The film ends with the two men singing a strange, yet catchy duet called “When a Cowboy Trades His Spurs for Wings” in which the seemingly relieved spirit of Buster Scruggs leaves his life of violence behind singing “No more jingle jangle I’ll lay my guns down” while ascending to heaven.
In the last lines of the song Buster Scruggs says:
“There’s just gotta be a place up ahead where men ain’t low-down and poker’s played fair. If there weren’t, what are all the songs about? I’ll see y’all there, and we can sing together and shake our heads over all the meanness in the used to be.”
Buster’s life in the west, in which his kindness only runs him into meanness and gunfire has come to an end. The singer/shooter wants to keep singing but is happy to leave the shooting in the used to be.
This song was stuck in my head on Monday when I picked up my daughter from school here in our new home in the UK and I still couldn’t shake it as she convinced me to go on an impromptu train ride as we passed our town train station on the way home. On the train is where I saw the news about the school shooting in the town where I’ve spent my adult life, the town where my daughter was born, a town full of people I love, and I felt many things.
I felt sickened, I felt relieved that I was on a train with my safe and happy 3-year-old in a place where she won’t have to do active shooter drills in schools and I won’t have to try to explain to her why the adults around her haven’t done enough to keep school children safe, I felt disoriented, I felt sad.
While part of the reality of mass shootings (especially school shootings) is now in my direct family’s “Used To Be” it will always hurt because I’ll always love, be connected to, and care about so many of the wonderful things and people that make up the fabric of the country I’ve lived in for all but four months of my life.
The gun violence and the meanness that goes into excusing all of it, like somehow trying to pin this one on the trans community as a whole, needs to be looked at as something that can be and needs to be put into the American Used To Be. The cost is simply too high (and has been for quite a while) to go on shrugging our shoulders then turning our heads to a different topic of interest, leaving the bullet riddled school hallways and the bodies of school children out of sight and mind until the next tragedy strikes.
Plausible ways to make it harder for people who want to go shoot a bunch of strangers need to be investigated and acted upon. Plausible ways to repel some of the meanness and neglect that drive people in the American society to want to go shoot a bunch of strangers needs to be investigated and acted upon.
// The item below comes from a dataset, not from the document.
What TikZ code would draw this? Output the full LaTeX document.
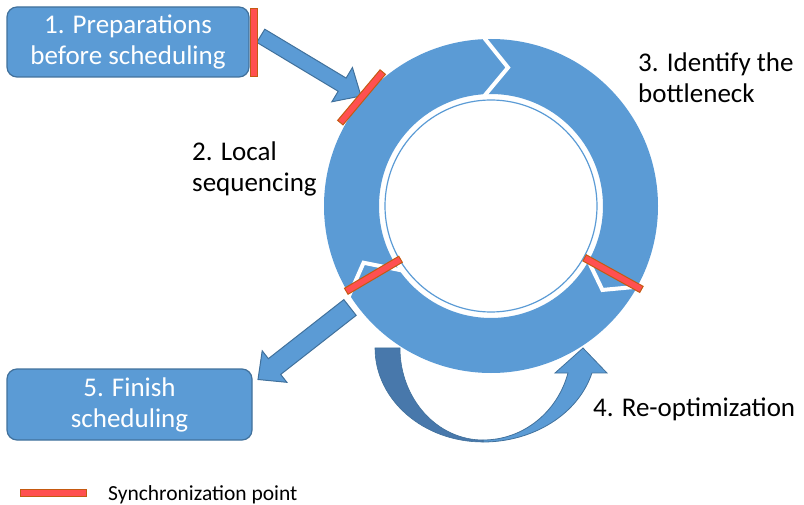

I don’t know the answer to how this all can be solved, but I do know that like Buster Scruggs, most people in America, even people who live by the gun, would much rather spend their time singing together than shooting.
So maybe one thing Americans (both at home and abroad) can do is sing in the way we can. Sing with our lives and actions. Sing together of a safer and more peaceful America for children, work to soften hardened hearts that stand in the way of that becoming a reality. Be tough when standing for what needs to be stood for, but with a measure of tenderness and grace. Bring kindness into unexpected situations and hope to unlikely people.
Hurt and anger are natural and appropriate in reaction to another murder of school children, but love and grace must be present as well lest we contribute to the meanness that drives all this madness.
Like many issues in America, school shootings won’t ever be a full part of my Used To Be until it’s a part of everyone in America’s Used To Be. I don’t know when that time will be or if I’ll ever see it, but until then please take care of one another and be as gentle as you can with one another on your side of the pond and know my family and I are hurting with you and loving you over in our little part of the UK.
Looking forward to the day when we can sing together and shake our heads over all these shootings in the Used To Be.
Thank you for your prayers and grace.